Unless fines hurt the company financially, they are fees. I used to work for a nursery owner who filled his water truck from the hydrant because the fine cost less than the water from the water company.
As the parent comment said, the EU is quite good at enforcing things like this when it wants to. The USB-C thing is literally going to be "you literally can't sell it", but they can throw big fines around too
https://www.eqs.com/compliance-blog/biggest-gdpr-fines/#:~:text=Less%20severe%20infringements%20can%20result,depending%20on%20what%20is%20higher.
USB C has been pushed for at least four years now. No it does not have a good track record.
Maybe Google is nice enough to comply. Fair! But apples larger and doesn't. Which speaks volumes. You know what I mean? It's ironic because USA does nothing about it...at all. But it's unfortunate because every iPhone still uses that crappy lightning cable and AFAIK I read something saying they make $200m a year on accessories like those cables and adapters.
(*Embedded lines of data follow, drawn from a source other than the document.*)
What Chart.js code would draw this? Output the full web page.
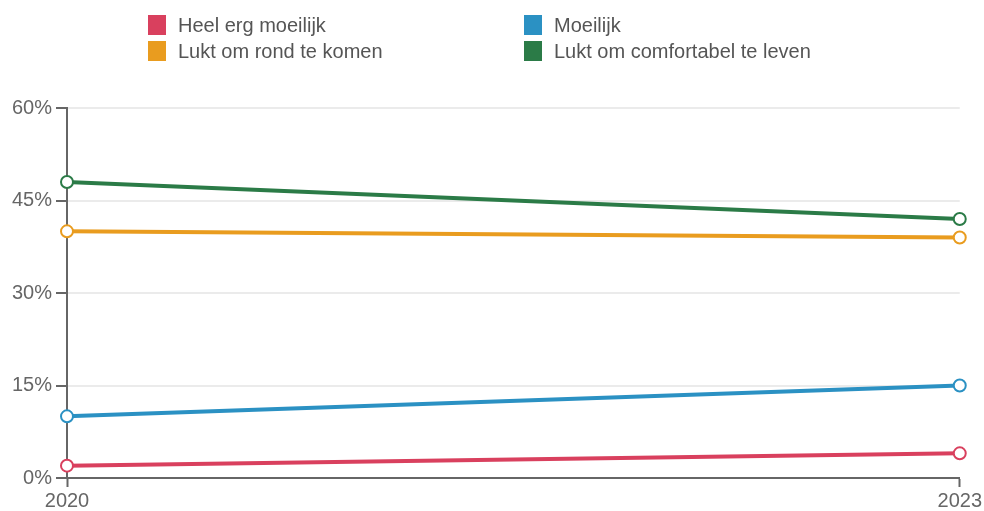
<!DOCTYPE html>
<html>
<head>
<meta charset="utf-8">
<script src="https://cdn.jsdelivr.net/npm/chart.js@4"></script>
<style>
  body { margin: 0; background: #fff; font-family: "Liberation Sans", Arial, sans-serif; }
  #wrap { position: relative; width: 984px; height: 511px; }
  #legend { position: absolute; left: 148px; top: 15px; width: 720px; }
  .item { position: absolute; display: flex; align-items: center; font-size: 20px; line-height: 20px; color: #555; white-space: nowrap; }
  .item span.box { display: inline-block; width: 18px; height: 20px; margin-right: 12px; }
</style>
</head>
<body>
<div id="wrap">
  <canvas id="chart" width="984" height="511"></canvas>
  <div id="legend"></div>
</div>
<script>
const years = ['2020', '2023'];
const heelErgMoeilijk = [2, 4];
const moeilijk = [10, 15];
const ruimRondKomen = [40, 39];
const comfortabel = [48, 42];

const series = [
    { label: 'Heel erg moeilijk', data: heelErgMoeilijk, color: '#d9405e' },
    { label: 'Moeilijk', data: moeilijk, color: '#2b91c3' },
    { label: 'Lukt om rond te komen', data: ruimRondKomen, color: '#e99c1f' },
    { label: 'Lukt om comfortabel te leven', data: comfortabel, color: '#2b7b47' }
];

// legenda in twee kolommen
const legend = document.getElementById('legend');
series.forEach((s, i) => {
    const div = document.createElement('div');
    div.className = 'item';
    div.style.left = (i % 2 === 0 ? 0 : 376) + 'px';
    div.style.top = (i < 2 ? 0 : 26) + 'px';
    div.innerHTML = `<span class="box" style="background:${s.color}"></span>${s.label}`;
    legend.appendChild(div);
});

new Chart(document.getElementById('chart'), {
    type: 'line',
    data: {
        labels: years,
        datasets: series.map(s => ({
            label: s.label,
            data: s.data,
            borderColor: s.color,
            backgroundColor: '#fff',
            borderWidth: 4,
            pointRadius: 6,
            pointBorderWidth: 2,
            pointBackgroundColor: '#fff',
            pointBorderColor: s.color,
            tension: 0
        }))
    },
    options: {
        responsive: false,
        animation: false,
        layout: { padding: { top: 108, right: 24, left: 0, bottom: 0 } },
        plugins: { legend: { display: false }, tooltip: { enabled: false } },
        scales: {
            x: {
                offset: false,
                grid: { drawOnChartArea: false, tickLength: 9, tickColor: '#666', tickWidth: 2 },
                border: { color: '#666', width: 2 },
                ticks: { color: '#666', font: { size: 20, family: 'Liberation Sans' }, padding: 2, maxRotation: 0 },
                afterFit: scale => { scale.height = 33; }
            },
            y: {
                min: 0,
                max: 60,
                grid: { color: '#ebebeb', lineWidth: 2, tickLength: 11, tickColor: '#666', tickWidth: 2 },
                border: { color: '#666', width: 2 },
                ticks: {
                    stepSize: 15,
                    color: '#666',
                    font: { size: 20, family: 'Liberation Sans' },
                    padding: 4,
                    callback: v => v + '%'
                },
                afterFit: scale => { scale.width = 67; }
            }
        }
    }
});
</script>
</body>
</html>
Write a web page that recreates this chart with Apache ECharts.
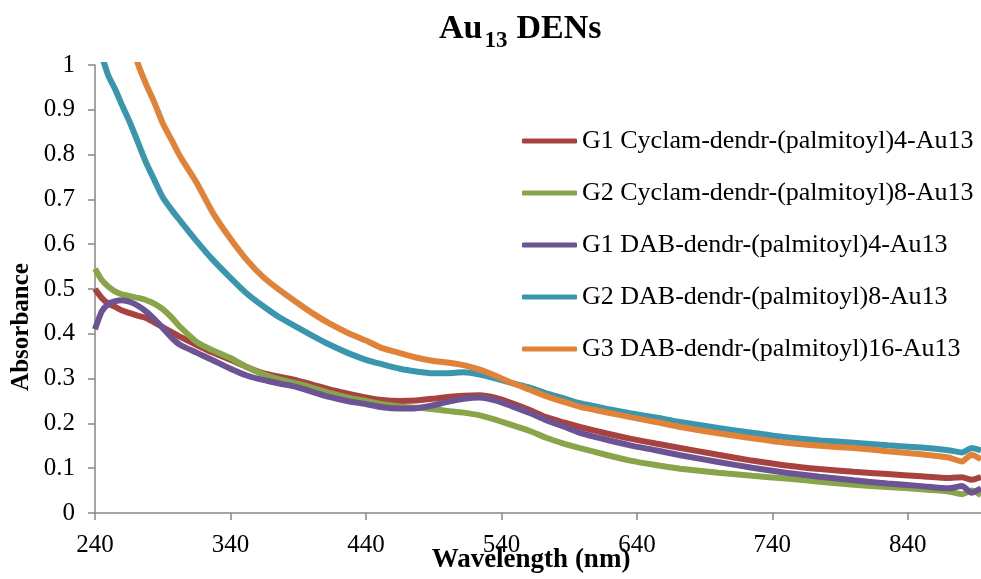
<!DOCTYPE html>
<html>
<head>
<meta charset="utf-8">
<script src="https://cdn.jsdelivr.net/npm/echarts@6/dist/echarts.min.js"></script>
<style>
    html, body { margin: 0; padding: 0; background: #fff; }
    #chart { width: 981px; height: 579px; }
</style>
</head>
<body>
<div id="chart"></div>
<script>
// 波长 (nm)
var wavelength = [240, 245, 250, 255, 260, 266, 272, 278, 284, 290, 297, 303, 315, 327, 340, 352, 364, 376, 389, 401,
    413, 426, 440, 452, 465, 477, 489, 500, 512, 524, 536, 548, 561, 573, 586, 598, 617, 635, 654, 672,
    700, 725, 750, 775, 800, 825, 850, 870, 880, 887, 894];

var seriesNames = [
    "G1 Cyclam-dendr-(palmitoyl)4-Au13",
    "G2 Cyclam-dendr-(palmitoyl)8-Au13",
    "G1 DAB-dendr-(palmitoyl)4-Au13",
    "G2 DAB-dendr-(palmitoyl)8-Au13",
    "G3 DAB-dendr-(palmitoyl)16-Au13"
];

var g1Cyclam = [0.50, 0.48, 0.467, 0.46, 0.452, 0.446, 0.44, 0.435, 0.425, 0.415, 0.403, 0.393, 0.375, 0.358, 0.342, 0.326, 0.312, 0.304, 0.296, 0.286,
    0.276, 0.267, 0.258, 0.252, 0.25, 0.251, 0.255, 0.259, 0.262, 0.263, 0.257, 0.245, 0.23, 0.214, 0.202, 0.192, 0.178, 0.166, 0.155, 0.145,
    0.13, 0.117, 0.106, 0.098, 0.092, 0.087, 0.082, 0.078, 0.08, 0.074, 0.08];

var g2Cyclam = [0.545, 0.52, 0.505, 0.494, 0.488, 0.484, 0.48, 0.475, 0.467, 0.455, 0.435, 0.415, 0.382, 0.363, 0.346, 0.326, 0.31, 0.298, 0.289, 0.279,
    0.268, 0.258, 0.25, 0.243, 0.238, 0.235, 0.232, 0.228, 0.224, 0.218, 0.208, 0.196, 0.183, 0.168, 0.155, 0.145, 0.13, 0.117, 0.107, 0.099,
    0.09, 0.083, 0.077, 0.07, 0.063, 0.058, 0.053, 0.048, 0.042, 0.05, 0.04];

var g1Dab = [0.41, 0.45, 0.467, 0.473, 0.475, 0.471, 0.462, 0.449, 0.432, 0.413, 0.39, 0.375, 0.358, 0.341, 0.322, 0.307, 0.297, 0.289, 0.281, 0.27,
    0.259, 0.25, 0.243, 0.236, 0.233, 0.234, 0.24, 0.248, 0.255, 0.258, 0.251, 0.238, 0.223, 0.207, 0.193, 0.179, 0.164, 0.151, 0.14, 0.129,
    0.114, 0.101, 0.09, 0.081, 0.073, 0.066, 0.06, 0.055, 0.06, 0.045, 0.055];

var g2Dab = [1.06, 1.02, 0.975, 0.945, 0.91, 0.87, 0.825, 0.78, 0.742, 0.705, 0.675, 0.652, 0.607, 0.565, 0.525, 0.49, 0.462, 0.437, 0.415, 0.395,
    0.376, 0.358, 0.342, 0.332, 0.322, 0.316, 0.312, 0.312, 0.314, 0.309, 0.3, 0.29, 0.28, 0.267, 0.256, 0.245, 0.233, 0.223, 0.213, 0.203,
    0.19, 0.179, 0.169, 0.162, 0.157, 0.151, 0.146, 0.14, 0.135, 0.145, 0.14];

var g3Dab = [1.4, 1.33, 1.25, 1.18, 1.12, 1.06, 1.0, 0.955, 0.915, 0.87, 0.83, 0.795, 0.737, 0.67, 0.612, 0.565, 0.527, 0.498, 0.47, 0.445,
    0.423, 0.403, 0.385, 0.368, 0.357, 0.347, 0.34, 0.336, 0.33, 0.32, 0.306, 0.29, 0.275, 0.261, 0.248, 0.237, 0.225, 0.214, 0.203, 0.192,
    0.178, 0.167, 0.157, 0.15, 0.145, 0.138, 0.131, 0.124, 0.115, 0.13, 0.12];

var colors = ["#A8423F", "#88A54A", "#6B5394", "#3A96AE", "#E08237"];
var allData = [g1Cyclam, g2Cyclam, g1Dab, g2Dab, g3Dab];
var font = "'Liberation Serif', 'Times New Roman', serif";

var myChart = echarts.init(document.getElementById("chart"));

var seriesArr = [];
allData.forEach(function (vals, k) {
    seriesArr.push({
        name: seriesNames[k],
        type: "line",
        showSymbol: false,
        smooth: 0.2,
        clip: true,
        data: wavelength.map(function (w, i) { return [w, vals[i]]; }),
        lineStyle: { width: 6, color: colors[k] },
        itemStyle: { color: colors[k] }
    });
});

var option = {
    animation: false,
    title: {
        text: "{a|Au}{b|13}{a|DENs}",
        left: 434,
        top: 7,
        textStyle: {
            rich: {
                a: { fontFamily: font, fontWeight: "bold", fontSize: 34, color: "#000", lineHeight: 41, verticalAlign: "top" },
                b: { fontFamily: font, fontWeight: "bold", fontSize: 23, color: "#000", lineHeight: 41, verticalAlign: "bottom", padding: [0, 9, 0, 2] }
            }
        }
    },
    grid: {
        left: 95,
        right: 0,
        top: 65,
        bottom: 66,
        outerBoundsMode: "none",
        containLabel: false
    },
    legend: {
        orient: "vertical",
        left: 517,
        top: 123,
        itemWidth: 55,
        itemHeight: 5,
        itemGap: 26,
        icon: "roundRect",
        textStyle: { fontFamily: font, fontSize: 26, color: "#000", lineHeight: 26 },
        data: seriesNames
    },
    xAxis: {
        type: "value",
        min: 240,
        max: 894,
        interval: 100,
        name: "Wavelength (nm)",
        nameLocation: "middle",
        nameGap: 34,
        nameMoveOverlap: false,
        nameTextStyle: { fontFamily: font, fontWeight: "bold", fontSize: 27, color: "#000", padding: [0, 14, 0, 0] },
        axisLine: { lineStyle: { color: "#868686", width: 1.5 } },
        axisTick: { show: true, length: 7, lineStyle: { color: "#868686", width: 1.5 } },
        axisLabel: { fontFamily: font, fontSize: 25, color: "#000", margin: 20, showMaxLabel: false },
        splitLine: { show: false }
    },
    yAxis: {
        type: "value",
        min: 0,
        max: 1,
        interval: 0.1,
        axisLine: { show: true, lineStyle: { color: "#868686", width: 1.5 } },
        axisTick: { show: true, length: 7, lineStyle: { color: "#868686", width: 1.5 } },
        axisLabel: { fontFamily: font, fontSize: 25, color: "#000", margin: 20 },
        splitLine: { show: false }
    },
    graphic: [{
        type: "text",
        x: 22,
        y: 327,
        rotation: Math.PI / 2,
        style: {
            text: "Absorbance",
            fontFamily: font,
            fontWeight: "bold",
            fontSize: 25,
            fill: "#000",
            textAlign: "center",
            textVerticalAlign: "middle"
        }
    }],
    series: seriesArr
};

myChart.setOption(option);
</script>
</body>
</html>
The new iPhone 15 is launching with a USB c port, the iPad moved there a little while ago and their laptops and such all have usb C ports
I hope so. I don't plan on renewing my iphone for awhile, I like pixels open firmware stuff with graphene and even just Android. But I hate carrying around the extra special apple cable
The argument that a law was not literally spawned in the year something came up, Nor a law working retrospectively on the design of devices produced before the law, is not any indication of a bad track record,
In fact, by what you have said here, I would argue that 4 years to push an industry-wide norm in 26 separate nations, with feedback from said industry is an incredibly good track record.